Teams are not homogeneous. Two adjustments matter:

For AI-skeptical PMs: Focus the training on a specific, bounded task where the output quality is easy to evaluate. Feedback synthesis is often good for this — the input (raw text) and the output (themes + quotes) are both visible, and it's easy to verify that the AI found things the PM would have found manually. Demonstrable quality on a small task builds trust for larger ones.

For AI-enthusiastic PMs: The risk here is the opposite — using AI for everything, including tasks where it produces poor output. Training for enthusiasts should focus on AI's failure modes: when to not trust the output, what requires verification, and how to maintain the quality bar.

For junior PMs: AI tools can accelerate learning, but they can also mask skill gaps. A junior PM who uses AI to write PRDs without understanding what makes a good PRD is borrowing the form without building the judgment. Pair AI tool training with explicit mentoring on the underlying PM skill.

The Honest Timeline

Getting a team from "occasional AI use" to "AI-assisted as default for specific workflows" takes 6–8 weeks of intentional effort. The most common mistake is declaring success after the training events and not following through on the infrastructure and norms.

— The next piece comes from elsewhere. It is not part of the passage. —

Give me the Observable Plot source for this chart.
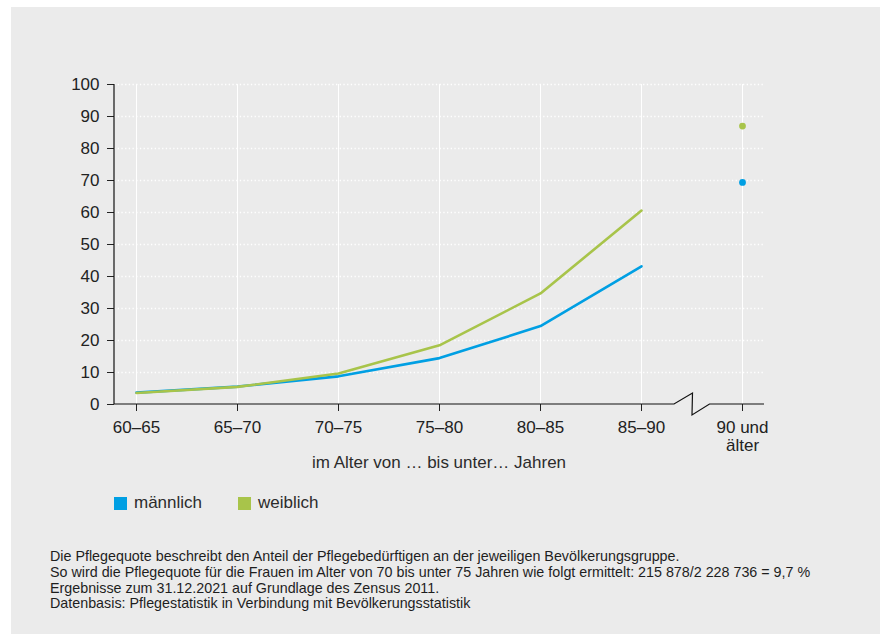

The teams that get durable adoption do three things differently:

  1. 1They designate someone to maintain the prompt library and run the periodic feedback sessions
  2. 2They embed AI use in existing rituals (retrospectives, sprint planning, PRD reviews) rather than making it a separate activity
  3. 3They celebrate specific examples where AI use improved a work product, building a positive norm rather than a compliance mindset

AI adoption is a change management problem, not a training problem. The tool is only as useful as the habits built around it. Invest in the infrastructure and the norms; the productivity gains follow.